Instruction:
Repeat all the records exactly, omitting pictures.
★ ★ ★ ★ ★
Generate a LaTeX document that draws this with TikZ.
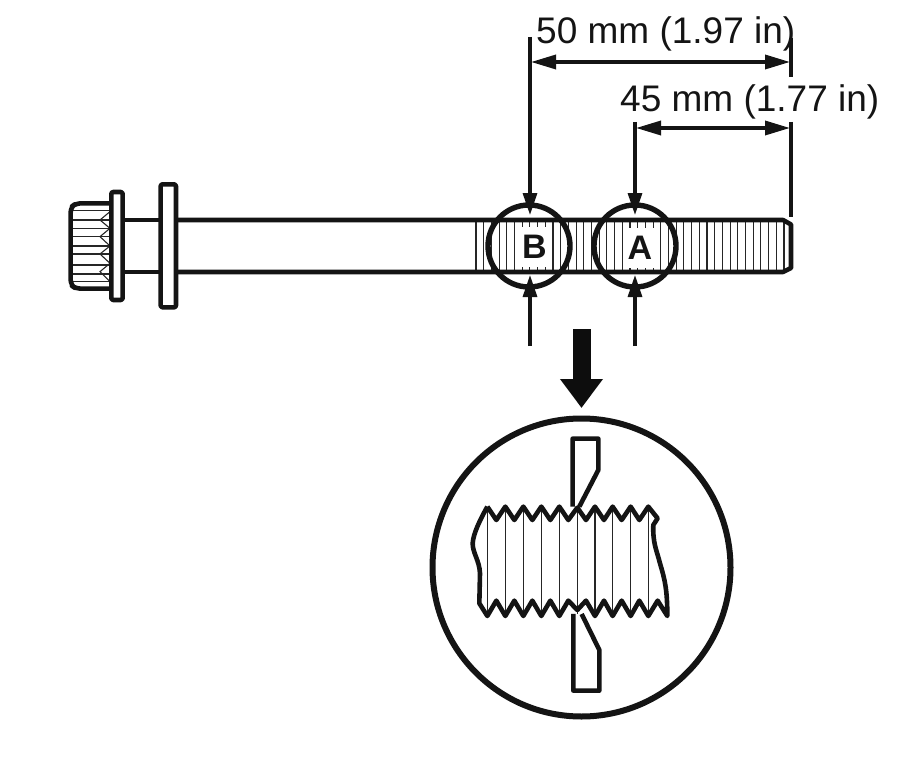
\documentclass[tikz,border=0pt]{standalone}
\usepackage{fontspec}
\setmainfont{Liberation Sans}
\usetikzlibrary{arrows.meta}
\tikzset{
  heavy/.style={line width=4.6pt,black!92,line join=round},
  medium/.style={line width=3.2pt,black!92},
  hair/.style={line width=1.1pt,black!85},
  lens/.style={circle,draw=black!92,line width=5.4pt,minimum size=82pt,inner sep=0pt},
  letter/.style={fill=white,inner sep=0pt,minimum width=32pt,minimum height=40pt,font=\fontsize{34}{36}\selectfont\bfseries,text=black!92},
  dimtext/.style={anchor=base west,inner sep=0pt,font=\fontsize{37}{40}\selectfont,text=black!92},
  leader/.style={medium,-{Triangle[length=22pt,width=14pt]}},
  dimline/.style={line width=3.4pt,black!92,{Triangle[length=25pt,width=14pt]}-{Triangle[length=25pt,width=14pt]}},
  bigarrow/.style={line width=18pt,black!95,-{Triangle[length=29pt,width=41pt]}},
}
\begin{document}
\begin{tikzpicture}[x=1pt,y=-1pt]
\useasboundingbox (0,0) rectangle (913,765);
\fill[white] (0,0) rectangle (913,765);

% thread hatching on the shank
\foreach \tx in {476,483.7,...,785}{\draw[hair] (\tx,220) -- (\tx,272);}

% shank
\draw[heavy] (176,220) -- (783,220) -- (791,224.5) -- (791,268) -- (783,272) -- (176,272);
\draw[heavy] (123,220) -- (160,220);
\draw[heavy] (123,272) -- (160,272);

% head, collar and washer
\begin{scope}[shift={(50,170)},x=0.3333pt,y=-0.3333pt]
  \foreach \hy in {122,150,175,200,228,252,285,312,335}{\draw[hair] (68,\hy) -- (178,\hy);}
  \draw[hair] (180,125) -- (150,150) -- (180,175) -- (150,200) -- (180,228) -- (150,252) -- (180,280) -- (150,305) -- (180,335);
  \draw[heavy,rounded corners=5pt] (184,100) -- (78,100) -- (62,112) -- (62,345) -- (78,356) -- (184,356);
  \draw[heavy,rounded corners=2pt,fill=white] (184,66) rectangle (218,390);
  \draw[heavy,rounded corners=2pt,fill=white] (332,43) rectangle (378,412);
\end{scope}

% lenses
\node[lens] (lensB) at (529,246) {};
\node[lens] (lensA) at (635,246) {};
\node[letter] (letB) at (534.5,247) {B};
\node[letter] (letA) at (640,248) {A};

% leaders
\coordinate (bTop) at (530,37);
\coordinate (bTip) at (530,215);
\coordinate (aTop) at (635,122);
\coordinate (aTip) at (635,215);
\coordinate (bLow) at (530,346);
\coordinate (bEnd) at (530,275);
\coordinate (aLow) at (635,346);
\coordinate (aEnd) at (635,275);
\draw[leader] (bTop) -- (bTip);
\draw[leader] (aTop) -- (aTip);
\draw[leader] (bLow) -- (bEnd);
\draw[leader] (aLow) -- (aEnd);

% extension lines on the right
\coordinate (r1) at (791,38);
\coordinate (r2) at (791,77);
\coordinate (r3) at (791,122);
\coordinate (r4) at (791,217);
\draw[medium] (r1) -- (r2);
\draw[medium] (r3) -- (r4);

% dimensions
\coordinate (d50a) at (531,62);
\coordinate (d50b) at (790,62);
\coordinate (d45a) at (636,128);
\coordinate (d45b) at (790,128);
\draw[dimline] (d50a) -- (d50b);
\draw[dimline] (d45a) -- (d45b);
\node[dimtext] (t50) at (536,44) {50 mm (1.97 in)};
\node[dimtext] (t45) at (620,112) {45 mm (1.77 in)};

% big arrow
\coordinate (bigA) at (581.5,329);
\coordinate (bigB) at (581.5,408);
\draw[bigarrow] (bigA) -- (bigB);

% detail circle
\node[circle,draw=black!92,line width=6pt,minimum size=298pt,inner sep=0pt] (detail) at (581.5,567.5) {};

% detail contents
\begin{scope}[shift={(430,410)},x=0.3333pt,y=-0.3333pt]
  \foreach \px in {172,226,280,334,388,442,495,548,602,655}{\draw[hair] (\px,295) -- (\px,612);}
  \draw[heavy]
    (428,290) -- (428,86) -- (505,86) -- (505,180) -- (448,290);
  \draw[heavy]
    (430,612) -- (430,842) -- (508,842) -- (508,720) -- (455,612);
  \draw[heavy]
    (172,290) -- (199,330) -- (226,290) -- (253,330) -- (280,290) -- (307,330) -- (334,290) -- (361,330) -- (388,290) -- (415,330) -- (442,293) -- (468,330) -- (495,290) -- (522,330) -- (548,290) -- (575,330) -- (602,290) -- (628,330) -- (655,290) -- (683,325) -- (670,345)
    .. controls (668,400) and (680,420) .. (690,460)
    .. controls (705,510) and (712,540) .. (712,618)
    -- (683,572) -- (655,618) -- (628,572) -- (602,618) -- (575,572) -- (548,618) -- (522,572) -- (495,618) -- (468,572) -- (442,600) -- (415,572) -- (388,618) -- (361,572) -- (334,618) -- (307,572) -- (280,618) -- (253,572) -- (226,618) -- (199,572) -- (172,618) -- (148,580) -- (150,490)
    .. controls (148,450) and (128,430) .. (128,400)
    .. controls (130,370) and (150,330) .. (172,290);
\end{scope}
\end{tikzpicture}
\end{document}
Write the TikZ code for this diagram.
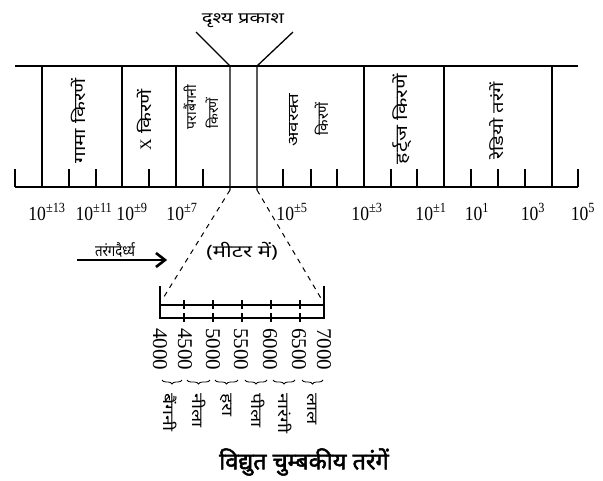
★ ★ ★ ★ ★
Solution for this problem:
Generate a LaTeX document that draws this with TikZ.
\documentclass[tikz,border=0pt]{standalone}
\usepackage{fontspec}
\setmainfont{Liberation Sans}
\usetikzlibrary{arrows.meta}
\tikzset{
  heavy/.style={line width=4.6pt,black!92,line join=round},
  medium/.style={line width=3.2pt,black!92},
  hair/.style={line width=1.1pt,black!85},
  lens/.style={circle,draw=black!92,line width=5.4pt,minimum size=82pt,inner sep=0pt},
  letter/.style={fill=white,inner sep=0pt,minimum width=32pt,minimum height=40pt,font=\fontsize{34}{36}\selectfont\bfseries,text=black!92},
  dimtext/.style={anchor=base west,inner sep=0pt,font=\fontsize{37}{40}\selectfont,text=black!92},
  leader/.style={medium,-{Triangle[length=22pt,width=14pt]}},
  dimline/.style={line width=3.4pt,black!92,{Triangle[length=25pt,width=14pt]}-{Triangle[length=25pt,width=14pt]}},
  bigarrow/.style={line width=18pt,black!95,-{Triangle[length=29pt,width=41pt]}},
}
\begin{document}
\begin{tikzpicture}[x=1pt,y=-1pt]
\useasboundingbox (0,0) rectangle (913,765);
\fill[white] (0,0) rectangle (913,765);

% thread hatching on the shank
\foreach \tx in {476,483.7,...,785}{\draw[hair] (\tx,220) -- (\tx,272);}

% shank
\draw[heavy] (176,220) -- (783,220) -- (791,224.5) -- (791,268) -- (783,272) -- (176,272);
\draw[heavy] (123,220) -- (160,220);
\draw[heavy] (123,272) -- (160,272);

% head, collar and washer
\begin{scope}[shift={(50,170)},x=0.3333pt,y=-0.3333pt]
  \foreach \hy in {122,150,175,200,228,252,285,312,335}{\draw[hair] (68,\hy) -- (178,\hy);}
  \draw[hair] (180,125) -- (150,150) -- (180,175) -- (150,200) -- (180,228) -- (150,252) -- (180,280) -- (150,305) -- (180,335);
  \draw[heavy,rounded corners=5pt] (184,100) -- (78,100) -- (62,112) -- (62,345) -- (78,356) -- (184,356);
  \draw[heavy,rounded corners=2pt,fill=white] (184,66) rectangle (218,390);
  \draw[heavy,rounded corners=2pt,fill=white] (332,43) rectangle (378,412);
\end{scope}

% lenses
\node[lens] (lensB) at (529,246) {};
\node[lens] (lensA) at (635,246) {};
\node[letter] (letB) at (534.5,247) {B};
\node[letter] (letA) at (640,248) {A};

% leaders
\coordinate (bTop) at (530,37);
\coordinate (bTip) at (530,215);
\coordinate (aTop) at (635,122);
\coordinate (aTip) at (635,215);
\coordinate (bLow) at (530,346);
\coordinate (bEnd) at (530,275);
\coordinate (aLow) at (635,346);
\coordinate (aEnd) at (635,275);
\draw[leader] (bTop) -- (bTip);
\draw[leader] (aTop) -- (aTip);
\draw[leader] (bLow) -- (bEnd);
\draw[leader] (aLow) -- (aEnd);

% extension lines on the right
\coordinate (r1) at (791,38);
\coordinate (r2) at (791,77);
\coordinate (r3) at (791,122);
\coordinate (r4) at (791,217);
\draw[medium] (r1) -- (r2);
\draw[medium] (r3) -- (r4);

% dimensions
\coordinate (d50a) at (531,62);
\coordinate (d50b) at (790,62);
\coordinate (d45a) at (636,128);
\coordinate (d45b) at (790,128);
\draw[dimline] (d50a) -- (d50b);
\draw[dimline] (d45a) -- (d45b);
\node[dimtext] (t50) at (536,44) {50 mm (1.97 in)};
\node[dimtext] (t45) at (620,112) {45 mm (1.77 in)};

% big arrow
\coordinate (bigA) at (581.5,329);
\coordinate (bigB) at (581.5,408);
\draw[bigarrow] (bigA) -- (bigB);

% detail circle
\node[circle,draw=black!92,line width=6pt,minimum size=298pt,inner sep=0pt] (detail) at (581.5,567.5) {};

% detail contents
\begin{scope}[shift={(430,410)},x=0.3333pt,y=-0.3333pt]
  \foreach \px in {172,226,280,334,388,442,495,548,602,655}{\draw[hair] (\px,295) -- (\px,612);}
  \draw[heavy]
    (428,290) -- (428,86) -- (505,86) -- (505,180) -- (448,290);
  \draw[heavy]
    (430,612) -- (430,842) -- (508,842) -- (508,720) -- (455,612);
  \draw[heavy]
    (172,290) -- (199,330) -- (226,290) -- (253,330) -- (280,290) -- (307,330) -- (334,290) -- (361,330) -- (388,290) -- (415,330) -- (442,293) -- (468,330) -- (495,290) -- (522,330) -- (548,290) -- (575,330) -- (602,290) -- (628,330) -- (655,290) -- (683,325) -- (670,345)
    .. controls (668,400) and (680,420) .. (690,460)
    .. controls (705,510) and (712,540) .. (712,618)
    -- (683,572) -- (655,618) -- (628,572) -- (602,618) -- (575,572) -- (548,618) -- (522,572) -- (495,618) -- (468,572) -- (442,600) -- (415,572) -- (388,618) -- (361,572) -- (334,618) -- (307,572) -- (280,618) -- (253,572) -- (226,618) -- (199,572) -- (172,618) -- (148,580) -- (150,490)
    .. controls (148,450) and (128,430) .. (128,400)
    .. controls (130,370) and (150,330) .. (172,290);
\end{scope}
\end{tikzpicture}
\end{document}
Write the TikZ code for this diagram.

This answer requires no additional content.